<<<<
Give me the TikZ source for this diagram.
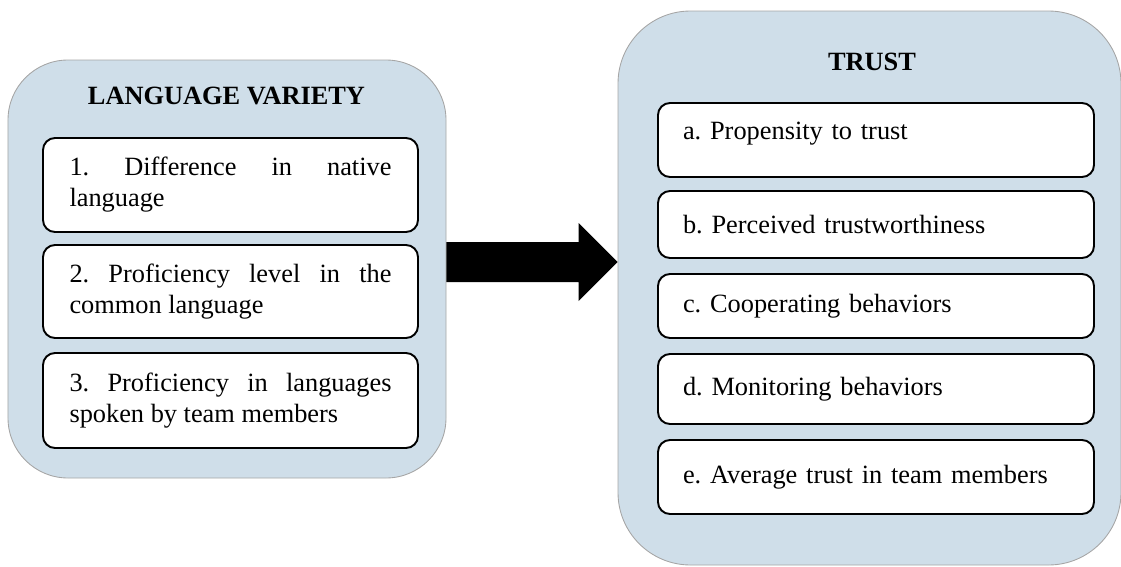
\documentclass[tikz,border=0pt]{standalone}
\usepackage{fontspec}
\setmainfont{Liberation Serif}
\usepackage{xcolor}
\usepackage{tikz}
\usetikzlibrary{calc}

\definecolor{panelblue}{RGB}{207,222,233}
\definecolor{panelline}{RGB}{166,166,166}

\hyphenpenalty=10000
\tolerance=9999
\frenchspacing

\begin{document}
\begin{tikzpicture}[
		panel/.style = {draw = panelline, line width = 0.5pt, fill = panelblue, rounded corners = 1.2cm},
		itembox/.style = {draw, line width = 1.1pt, fill = white, rounded corners = 0.24cm, inner sep = 0pt},
		listitem/.style = {itembox, minimum width = 7.5cm, text width = 6.44cm, inner xsep = 0.53cm, align = justify},
		trustitem/.style = {itembox, minimum width = 8.72cm, text width = 7.72cm, inner xsep = 0.5cm, align = left},
		heading/.style = {font = \fontsize{15}{17.6}\selectfont\bfseries}
	]
		\fontsize{15}{17.6}\selectfont
		\useasboundingbox (0,0) rectangle (22.42,-11.34);
		
		%panels
		\node [panel, minimum width = 8.76cm, minimum height = 8.36cm] (lang) at (4.54,-5.38) {};
		\node [panel, rounded corners = 1.45cm, minimum width = 10.06cm, minimum height = 11.08cm] (trust) at (17.39,-5.76) {};
		
		%headings
		\node [heading] (lang title) at (4.53,-1.92) {LANGUAGE VARIETY};
		\node [heading] (trust title) at (17.44,-1.24) {TRUST};
		
		%language variety items
		\node [listitem, minimum height = 1.88cm] (item 1) at (4.61,-3.70) {1. Difference in native language};
		\node [listitem, minimum height = 1.86cm] (item 2) at (4.61,-5.83) {2. Proficiency level in the common language};
		\node [listitem, minimum height = 1.90cm] (item 3) at (4.61,-8.01) {3. Proficiency in languages spoken by team members};
		
		%trust items
		\node [trustitem, minimum height = 1.48cm, text depth = 0.36cm] (item a) at (17.52,-2.80) {a. Propensity to trust};
		\node [trustitem, minimum height = 1.34cm] (item b) at (17.52,-4.49) {b. Perceived trustworthiness};
		\node [trustitem, minimum height = 1.28cm] (item c) at (17.52,-6.12) {c. Cooperating behaviors};
		\node [trustitem, minimum height = 1.40cm] (item d) at (17.52,-7.78) {d. Monitoring behaviors};
		\node [trustitem, minimum height = 1.48cm] (item e) at (17.52,-9.54) {e. Average trust in team members};
		
		%arrow
		\coordinate (arrow tail) at ($ (lang.east) + (0,0.14) $);
		\coordinate (arrow tip) at (trust.west |- arrow tail);
		\fill ($ (arrow tail) + (0,0.40) $) -- ($ (arrow tip) + (-0.78,0.40) $) -- ($ (arrow tip) + (-0.78,0.78) $)
			-- (arrow tip) -- ($ (arrow tip) + (-0.78,-0.78) $) -- ($ (arrow tip) + (-0.78,-0.40) $)
			-- ($ (arrow tail) + (0,-0.40) $) -- cycle;
	\end{tikzpicture}
\end{document}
>>>>
Challenge
Copy every line of the data exactly as written, excluding the pictures.

Problem solution
Give me the TikZ source for this diagram.
\documentclass[tikz,border=0pt]{standalone}
\usepackage{fontspec}
\setmainfont{Liberation Serif}
\usepackage{xcolor}
\usepackage{tikz}
\usetikzlibrary{calc}

\definecolor{panelblue}{RGB}{207,222,233}
\definecolor{panelline}{RGB}{166,166,166}

\hyphenpenalty=10000
\tolerance=9999
\frenchspacing

\begin{document}
\begin{tikzpicture}[
		panel/.style = {draw = panelline, line width = 0.5pt, fill = panelblue, rounded corners = 1.2cm},
		itembox/.style = {draw, line width = 1.1pt, fill = white, rounded corners = 0.24cm, inner sep = 0pt},
		listitem/.style = {itembox, minimum width = 7.5cm, text width = 6.44cm, inner xsep = 0.53cm, align = justify},
		trustitem/.style = {itembox, minimum width = 8.72cm, text width = 7.72cm, inner xsep = 0.5cm, align = left},
		heading/.style = {font = \fontsize{15}{17.6}\selectfont\bfseries}
	]
		\fontsize{15}{17.6}\selectfont
		\useasboundingbox (0,0) rectangle (22.42,-11.34);
		
		%panels
		\node [panel, minimum width = 8.76cm, minimum height = 8.36cm] (lang) at (4.54,-5.38) {};
		\node [panel, rounded corners = 1.45cm, minimum width = 10.06cm, minimum height = 11.08cm] (trust) at (17.39,-5.76) {};
		
		%headings
		\node [heading] (lang title) at (4.53,-1.92) {LANGUAGE VARIETY};
		\node [heading] (trust title) at (17.44,-1.24) {TRUST};
		
		%language variety items
		\node [listitem, minimum height = 1.88cm] (item 1) at (4.61,-3.70) {1. Difference in native language};
		\node [listitem, minimum height = 1.86cm] (item 2) at (4.61,-5.83) {2. Proficiency level in the common language};
		\node [listitem, minimum height = 1.90cm] (item 3) at (4.61,-8.01) {3. Proficiency in languages spoken by team members};
		
		%trust items
		\node [trustitem, minimum height = 1.48cm, text depth = 0.36cm] (item a) at (17.52,-2.80) {a. Propensity to trust};
		\node [trustitem, minimum height = 1.34cm] (item b) at (17.52,-4.49) {b. Perceived trustworthiness};
		\node [trustitem, minimum height = 1.28cm] (item c) at (17.52,-6.12) {c. Cooperating behaviors};
		\node [trustitem, minimum height = 1.40cm] (item d) at (17.52,-7.78) {d. Monitoring behaviors};
		\node [trustitem, minimum height = 1.48cm] (item e) at (17.52,-9.54) {e. Average trust in team members};
		
		%arrow
		\coordinate (arrow tail) at ($ (lang.east) + (0,0.14) $);
		\coordinate (arrow tip) at (trust.west |- arrow tail);
		\fill ($ (arrow tail) + (0,0.40) $) -- ($ (arrow tip) + (-0.78,0.40) $) -- ($ (arrow tip) + (-0.78,0.78) $)
			-- (arrow tip) -- ($ (arrow tip) + (-0.78,-0.78) $) -- ($ (arrow tip) + (-0.78,-0.40) $)
			-- ($ (arrow tail) + (0,-0.40) $) -- cycle;
	\end{tikzpicture}
\end{document}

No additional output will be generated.